Le supercalculateur Jupiter, développé par Eviden pour EuroHPC, a officiellement franchi la barre symbolique de l'exaflop. Installé en Allemagne, il devient le quatrième système public au monde et le premier en Europe à atteindre ce niveau de performance, se plaçant juste derrière les géants américains dans le dernier classement Top500.
Dans la dernière version de ce classement de novembre 2025, qui fait office de baromètre mondial pour les machines de calcul haute performance (HPC), l'Europe a marqué les esprits.
Le système Jupiter, hébergé au centre de calcul de Jülich en Allemagne, a validé sa place dans le club très fermé des machines capables de dépasser le million de milliards d'opérations en virgule flottante par seconde.

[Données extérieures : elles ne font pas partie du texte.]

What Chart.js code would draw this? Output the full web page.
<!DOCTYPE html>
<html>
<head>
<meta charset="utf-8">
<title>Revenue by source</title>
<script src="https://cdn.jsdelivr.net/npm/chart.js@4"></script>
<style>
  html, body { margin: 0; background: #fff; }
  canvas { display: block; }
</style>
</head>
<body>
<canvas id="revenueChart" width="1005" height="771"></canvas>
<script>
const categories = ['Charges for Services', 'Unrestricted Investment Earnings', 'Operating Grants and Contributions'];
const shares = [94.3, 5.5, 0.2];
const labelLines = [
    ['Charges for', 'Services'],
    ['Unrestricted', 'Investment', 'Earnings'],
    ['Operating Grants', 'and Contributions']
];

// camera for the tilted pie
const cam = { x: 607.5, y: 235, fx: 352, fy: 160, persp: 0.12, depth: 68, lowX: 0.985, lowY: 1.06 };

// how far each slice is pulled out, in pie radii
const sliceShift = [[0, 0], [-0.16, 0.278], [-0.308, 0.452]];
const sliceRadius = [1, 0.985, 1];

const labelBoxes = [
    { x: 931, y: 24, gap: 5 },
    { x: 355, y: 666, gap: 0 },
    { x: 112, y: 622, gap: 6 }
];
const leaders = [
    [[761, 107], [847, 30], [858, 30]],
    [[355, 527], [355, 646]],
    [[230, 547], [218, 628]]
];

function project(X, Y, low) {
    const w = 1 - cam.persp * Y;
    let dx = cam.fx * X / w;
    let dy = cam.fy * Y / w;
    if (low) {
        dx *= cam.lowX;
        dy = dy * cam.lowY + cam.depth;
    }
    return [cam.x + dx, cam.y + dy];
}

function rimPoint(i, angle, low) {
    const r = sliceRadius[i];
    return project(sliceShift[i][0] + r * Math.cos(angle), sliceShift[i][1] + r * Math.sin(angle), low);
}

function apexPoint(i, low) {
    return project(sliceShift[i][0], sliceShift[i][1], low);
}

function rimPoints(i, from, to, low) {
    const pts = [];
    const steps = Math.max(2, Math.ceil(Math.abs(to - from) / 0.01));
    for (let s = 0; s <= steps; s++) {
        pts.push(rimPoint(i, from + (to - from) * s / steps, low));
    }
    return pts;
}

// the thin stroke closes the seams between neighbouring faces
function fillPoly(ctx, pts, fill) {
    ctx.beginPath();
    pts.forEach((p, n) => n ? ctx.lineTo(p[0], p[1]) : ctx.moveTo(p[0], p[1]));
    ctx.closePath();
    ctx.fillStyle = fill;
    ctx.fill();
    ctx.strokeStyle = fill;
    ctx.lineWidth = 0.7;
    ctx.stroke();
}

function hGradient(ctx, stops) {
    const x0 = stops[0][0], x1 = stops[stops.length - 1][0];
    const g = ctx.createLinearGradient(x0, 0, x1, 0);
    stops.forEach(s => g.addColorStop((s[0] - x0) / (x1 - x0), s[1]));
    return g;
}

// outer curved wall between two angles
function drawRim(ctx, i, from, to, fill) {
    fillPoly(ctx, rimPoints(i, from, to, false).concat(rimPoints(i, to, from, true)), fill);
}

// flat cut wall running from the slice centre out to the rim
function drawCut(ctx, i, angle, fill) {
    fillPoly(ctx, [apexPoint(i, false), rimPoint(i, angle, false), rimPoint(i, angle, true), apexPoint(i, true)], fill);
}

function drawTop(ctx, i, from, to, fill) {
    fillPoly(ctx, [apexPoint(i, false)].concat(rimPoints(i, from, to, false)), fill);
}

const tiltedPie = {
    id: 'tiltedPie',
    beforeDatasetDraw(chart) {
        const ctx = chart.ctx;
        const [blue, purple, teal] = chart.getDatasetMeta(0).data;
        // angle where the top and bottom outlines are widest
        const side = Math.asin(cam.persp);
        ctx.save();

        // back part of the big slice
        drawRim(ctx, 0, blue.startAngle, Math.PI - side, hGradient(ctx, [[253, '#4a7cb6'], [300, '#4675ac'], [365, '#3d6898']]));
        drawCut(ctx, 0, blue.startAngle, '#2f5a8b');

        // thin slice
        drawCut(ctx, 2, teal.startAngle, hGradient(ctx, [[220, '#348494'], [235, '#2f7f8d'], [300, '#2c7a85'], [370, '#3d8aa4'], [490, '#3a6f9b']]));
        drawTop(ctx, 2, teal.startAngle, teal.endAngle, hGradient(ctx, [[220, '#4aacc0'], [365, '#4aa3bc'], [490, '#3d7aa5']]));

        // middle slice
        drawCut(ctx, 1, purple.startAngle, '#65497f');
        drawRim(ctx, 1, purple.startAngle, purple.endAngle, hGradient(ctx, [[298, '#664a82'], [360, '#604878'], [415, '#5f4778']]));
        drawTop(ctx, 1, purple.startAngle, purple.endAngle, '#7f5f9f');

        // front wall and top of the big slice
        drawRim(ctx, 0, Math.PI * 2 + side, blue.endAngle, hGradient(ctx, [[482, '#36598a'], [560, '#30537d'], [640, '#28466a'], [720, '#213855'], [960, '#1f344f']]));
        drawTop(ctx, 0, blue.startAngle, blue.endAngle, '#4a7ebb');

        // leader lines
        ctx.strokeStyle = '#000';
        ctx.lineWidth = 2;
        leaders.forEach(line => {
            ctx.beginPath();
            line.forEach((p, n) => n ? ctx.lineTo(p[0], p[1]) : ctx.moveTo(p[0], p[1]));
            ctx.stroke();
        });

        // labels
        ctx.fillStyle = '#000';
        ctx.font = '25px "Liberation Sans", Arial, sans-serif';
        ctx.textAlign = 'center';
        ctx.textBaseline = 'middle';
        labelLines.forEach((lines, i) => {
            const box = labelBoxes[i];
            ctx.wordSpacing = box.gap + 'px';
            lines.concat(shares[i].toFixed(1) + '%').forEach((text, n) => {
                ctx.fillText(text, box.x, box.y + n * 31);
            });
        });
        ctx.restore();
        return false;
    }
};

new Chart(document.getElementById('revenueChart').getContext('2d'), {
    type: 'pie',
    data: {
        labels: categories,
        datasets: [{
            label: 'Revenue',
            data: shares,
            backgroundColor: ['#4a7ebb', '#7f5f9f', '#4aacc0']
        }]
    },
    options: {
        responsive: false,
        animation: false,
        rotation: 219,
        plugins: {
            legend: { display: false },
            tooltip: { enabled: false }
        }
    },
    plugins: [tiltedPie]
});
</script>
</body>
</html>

Un colosse de silicium aux ambitions continentales
Conçu par Eviden, la branche spécialisée du groupe Atos, Jupiter n'est pas un nouveau venu. Ses premières performances partielles en juin l'avaient déjà couronné comme le supercalculateur le plus puissant d'Europe.
Mais le passage à l'échelle supérieure était l'objectif ultime. Grâce à sa partition "Booster" équipée de près de 24 000 superpuces Nvidia Grace-Hopper GH200, il a atteint 1 exaflop sur le benchmark de référence High-Performance Linpack (HPL).

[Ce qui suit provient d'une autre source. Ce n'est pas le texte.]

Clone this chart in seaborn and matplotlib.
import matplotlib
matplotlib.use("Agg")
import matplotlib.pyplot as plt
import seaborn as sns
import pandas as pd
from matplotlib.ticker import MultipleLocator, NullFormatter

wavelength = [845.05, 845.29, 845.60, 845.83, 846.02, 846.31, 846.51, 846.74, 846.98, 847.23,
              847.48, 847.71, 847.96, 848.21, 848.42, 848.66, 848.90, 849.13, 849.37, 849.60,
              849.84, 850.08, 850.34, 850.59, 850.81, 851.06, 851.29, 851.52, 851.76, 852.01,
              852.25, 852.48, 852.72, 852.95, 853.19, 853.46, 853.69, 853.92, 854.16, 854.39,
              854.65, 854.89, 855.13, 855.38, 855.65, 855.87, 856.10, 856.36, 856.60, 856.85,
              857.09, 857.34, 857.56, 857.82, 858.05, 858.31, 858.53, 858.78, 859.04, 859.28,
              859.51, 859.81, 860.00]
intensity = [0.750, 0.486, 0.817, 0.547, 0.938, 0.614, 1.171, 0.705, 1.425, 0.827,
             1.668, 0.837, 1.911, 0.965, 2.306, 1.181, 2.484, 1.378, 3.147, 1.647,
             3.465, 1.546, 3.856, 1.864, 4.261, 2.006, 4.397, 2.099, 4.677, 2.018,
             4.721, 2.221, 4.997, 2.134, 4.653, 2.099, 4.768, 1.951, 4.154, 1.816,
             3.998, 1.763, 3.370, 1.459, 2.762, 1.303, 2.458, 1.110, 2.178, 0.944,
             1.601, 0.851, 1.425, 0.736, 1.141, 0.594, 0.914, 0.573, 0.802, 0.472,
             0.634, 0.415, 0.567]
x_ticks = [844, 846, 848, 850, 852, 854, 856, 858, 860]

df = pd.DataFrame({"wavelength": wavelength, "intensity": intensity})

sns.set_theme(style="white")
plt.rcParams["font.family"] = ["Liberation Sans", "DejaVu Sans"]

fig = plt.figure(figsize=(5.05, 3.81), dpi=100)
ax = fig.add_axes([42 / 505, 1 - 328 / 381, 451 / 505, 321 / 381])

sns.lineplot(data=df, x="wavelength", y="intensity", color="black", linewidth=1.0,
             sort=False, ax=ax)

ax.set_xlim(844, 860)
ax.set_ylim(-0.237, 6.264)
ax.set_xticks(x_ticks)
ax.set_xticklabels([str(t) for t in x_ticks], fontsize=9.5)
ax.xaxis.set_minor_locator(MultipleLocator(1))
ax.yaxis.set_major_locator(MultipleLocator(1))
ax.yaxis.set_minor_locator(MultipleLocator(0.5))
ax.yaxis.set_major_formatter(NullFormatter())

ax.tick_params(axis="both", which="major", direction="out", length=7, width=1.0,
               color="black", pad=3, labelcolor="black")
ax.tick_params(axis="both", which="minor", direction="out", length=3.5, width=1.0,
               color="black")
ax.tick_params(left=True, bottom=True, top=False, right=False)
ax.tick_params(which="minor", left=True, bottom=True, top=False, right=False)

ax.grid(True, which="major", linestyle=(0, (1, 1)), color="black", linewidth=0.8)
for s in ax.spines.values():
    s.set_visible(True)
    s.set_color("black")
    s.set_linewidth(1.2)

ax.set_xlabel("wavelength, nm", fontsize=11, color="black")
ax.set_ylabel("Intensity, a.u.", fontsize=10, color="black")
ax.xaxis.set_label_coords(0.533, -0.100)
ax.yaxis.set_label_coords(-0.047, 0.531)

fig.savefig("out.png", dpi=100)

Cette performance le classe désormais au quatrième rang mondial, juste derrière les trois mastodontes américains : El Capitan, toujours leader du Top500, Frontier et Aurora.
C'est le premier système public non américain à revendiquer un tel statut, même si l'on soupçonne la Chine de posséder plusieurs machines similaires sans toutefois les soumettre à ce classement international.

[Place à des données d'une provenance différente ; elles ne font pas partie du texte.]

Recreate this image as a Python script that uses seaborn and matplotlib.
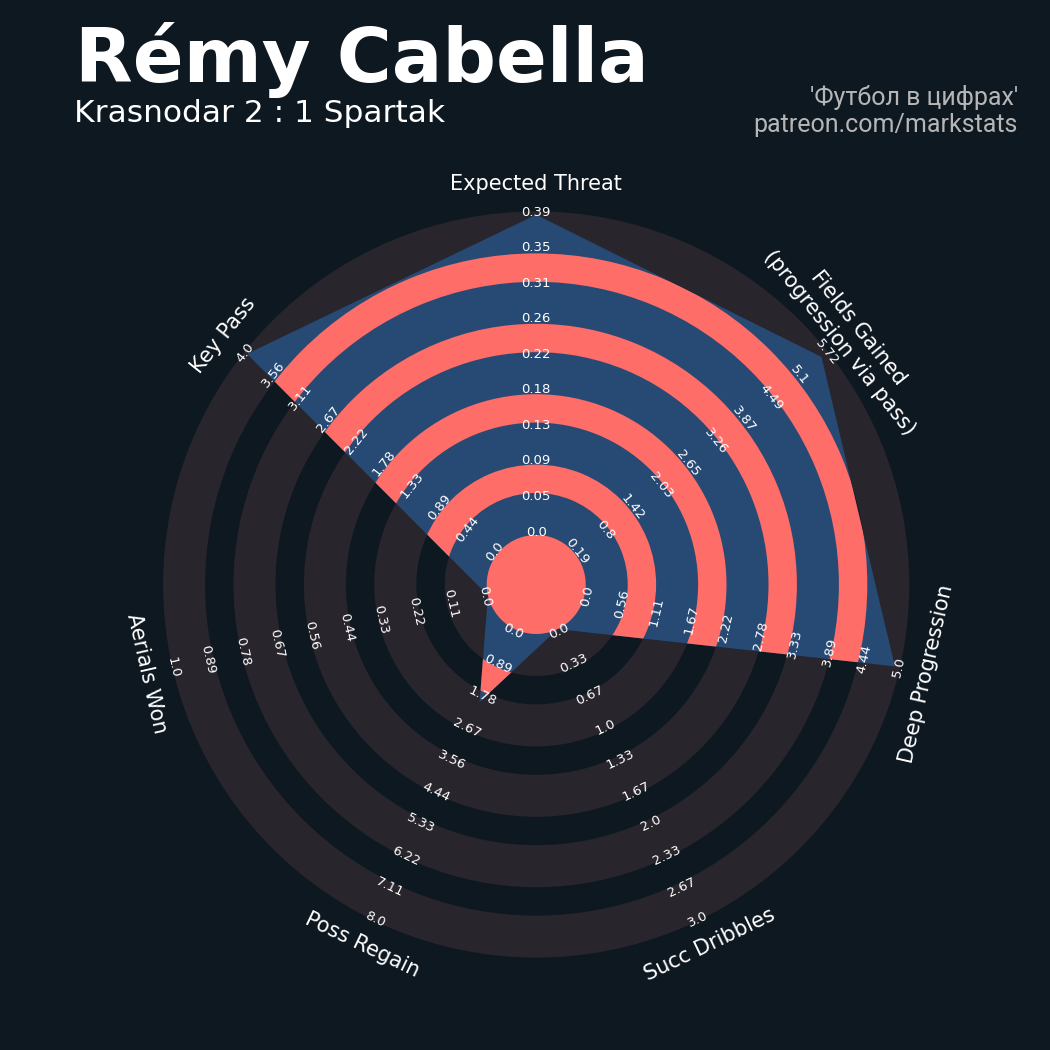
import numpy as np
import matplotlib
matplotlib.use("Agg")
import matplotlib.pyplot as plt
from matplotlib.patches import Polygon, Wedge, Circle
import seaborn as sns

# Radar data (clockwise from the top)
params = ['Expected Threat', 'Fields Gained\n(progression via pass)', 'Deep Progression',
          'Succ Dribbles', 'Poss Regain', 'Aerials Won', 'Key Pass']
low = [0.0045, 0.19, 0.0, 0.0, 0.0, 0.0, 0.0]
high = [0.394, 5.72, 5.0, 3.0, 8.0, 1.0, 4.0]
values = [0.39, 5.58, 4.92, 0.0, 2.0, 0.0, 3.96]

tick_labels = [
    ['0.0', '0.05', '0.09', '0.13', '0.18', '0.22', '0.26', '0.31', '0.35', '0.39'],
    ['0.19', '0.8', '1.42', '2.03', '2.65', '3.26', '3.87', '4.49', '5.1', '5.72'],
    ['0.0', '0.56', '1.11', '1.67', '2.22', '2.78', '3.33', '3.89', '4.44', '5.0'],
    ['0.0', '0.33', '0.67', '1.0', '1.33', '1.67', '2.0', '2.33', '2.67', '3.0'],
    ['0.0', '0.89', '1.78', '2.67', '3.56', '4.44', '5.33', '6.22', '7.11', '8.0'],
    ['0.0', '0.11', '0.22', '0.33', '0.44', '0.56', '0.67', '0.78', '0.89', '1.0'],
    ['0.0', '0.44', '0.89', '1.33', '1.78', '2.22', '2.67', '3.11', '3.56', '4.0'],
]

title = 'Rémy Cabella'
subtitle = 'Krasnodar 2 : 1 Spartak'
credit = "'Футбол в цифрах'\npatreon.com/markstats"

# Style
BG = '#0e1821'
RING = '#28252c'
BLUE = '#274a74'
RED = '#fe6d67'

sns.set_style('dark', {'axes.facecolor': BG, 'figure.facecolor': BG})
plt.rcParams['font.family'] = ['DejaVu Sans']

# ring geometry (axes units ~ pixels)
R0 = 49.5
GREY_W = 42.0
GAP_W = 28.4
N_RINGS = 5
R = R0 + N_RINGS * GREY_W + (N_RINGS - 1) * GAP_W

fig = plt.figure(figsize=(10.5, 10.5), dpi=100)
H = 430
cx, cy = 536.2, 584.5
ax = fig.add_axes([(cx - H) / 1050, (1050 - cy - H) / 1050, 2 * H / 1050, 2 * H / 1050])
ax.set_xlim(-H, H)
ax.set_ylim(-H, H)
ax.set_aspect('equal')
ax.axis('off')

n = len(params)
angles = np.deg2rad(90 - np.arange(n) * 360 / n)

# background rings
for k in range(N_RINGS):
    r_in = R0 + k * (GREY_W + GAP_W)
    ax.add_patch(Wedge((0, 0), r_in + GREY_W, 0, 360, width=GREY_W, fc=RING, ec='none', zorder=1))

# radar polygon
frac = (np.array(values) - np.array(low)) / (np.array(high) - np.array(low))
radii = R0 + frac * (R - R0)
verts = np.column_stack([radii * np.cos(angles), radii * np.sin(angles)])
poly = Polygon(verts, closed=True, fc=BLUE, ec='none', zorder=2)
ax.add_patch(poly)

# inner rings clipped to the radar
inner = [Circle((0, 0), R0, fc=RED, ec='none', zorder=3)]
for k in range(N_RINGS - 1):
    r_in = R0 + GREY_W + k * (GREY_W + GAP_W)
    inner.append(Wedge((0, 0), r_in + GAP_W, 0, 360, width=GAP_W, fc=RED, ec='none', zorder=3))
for p in inner:
    ax.add_patch(p)
    p.set_clip_path(poly)

# labels
label_r = np.linspace(R0 + 3, R - 1, 10)
for i, (a, name) in enumerate(zip(angles, params)):
    rot = np.rad2deg(a) - 90
    rot = rot % 360
    if 90 < rot < 270:
        rot -= 180
    for r, lab in zip(label_r, tick_labels[i]):
        ax.text(r * np.cos(a), r * np.sin(a), lab, rotation=rot, ha='center', va='center',
                fontsize=9.5, color='white', zorder=5)
    ax.text(400 * np.cos(a), 400 * np.sin(a), name, rotation=rot, ha='center', va='center',
            fontsize=15, color='white', zorder=5, multialignment='center')

# titles
fig.text(75 / 1050, 1 - 82 / 1050, title, fontsize=54, fontweight='bold', color='white', va='baseline')
fig.text(74 / 1050, 1 - 122 / 1050, subtitle, fontsize=22.5, color='white', va='baseline')
fig.text(1018 / 1050, 1 - 132 / 1050, credit, fontsize=18, color='#b6b6b6', ha='right',
         va='baseline', family='Roboto', linespacing=1.15, multialignment='right')

fig.savefig('out.png', dpi=100, facecolor=BG)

Plus qu'une simple course à la puissance brute ?
Le benchmark HPL, bien qu'historique, ne dit pas tout des capacités réelles d'une machine. D'autres tests, comme le High Performance Conjugate Gradients (HPCG) ou le HPL-MxP (précision mixte), révèlent des nuances importantes.
Sur ces benchmarks alternatifs, qui simulent des applications plus proches du monde réel ou des usages en intelligence artificielle, la hiérarchie peut être bousculée.
Par exemple, El Capitan, leader incontesté sur HPL, n'obtient "que" 17,41 petaflops sur HPCG, à peine plus que le système japonais Fugaku, pourtant bien moins puissant sur le papier.
Jupiter, de son côté, s'illustre bien sur le HPL-MxP avec 6,25 exaflops, confirmant sa polyvalence pour les calculs scientifiques qui mélangent différentes précisions pour gagner en vitesse.
Une machine encore en construction
Le plus impressionnant est que Jupiter n'a pas encore atteint son plein potentiel. Les performances actuelles ne proviennent que de sa partition "Booster" basée sur des GPU. Une seconde partie, le "Universal Cluster", est toujours en cours de développement et devrait être mise en service l'année prochaine.
Ce cluster universel reposera sur des processeurs européens, les Rhea1 du concepteur français SiPearl, basés sur une architecture Arm. Bien que moins puissants pour le calcul brut que les GPU, ces CPU apportent une flexibilité essentielle pour les logiciels non optimisés pour les architectures graphiques.
Avec l'ajout de cette section, Jupiter pourrait encore grappiller quelques petaflops et potentiellement dépasser Aurora, l'actuel numéro trois mondial, si aucune autre machine ne vient jouer les trouble-fêtes d'ici là.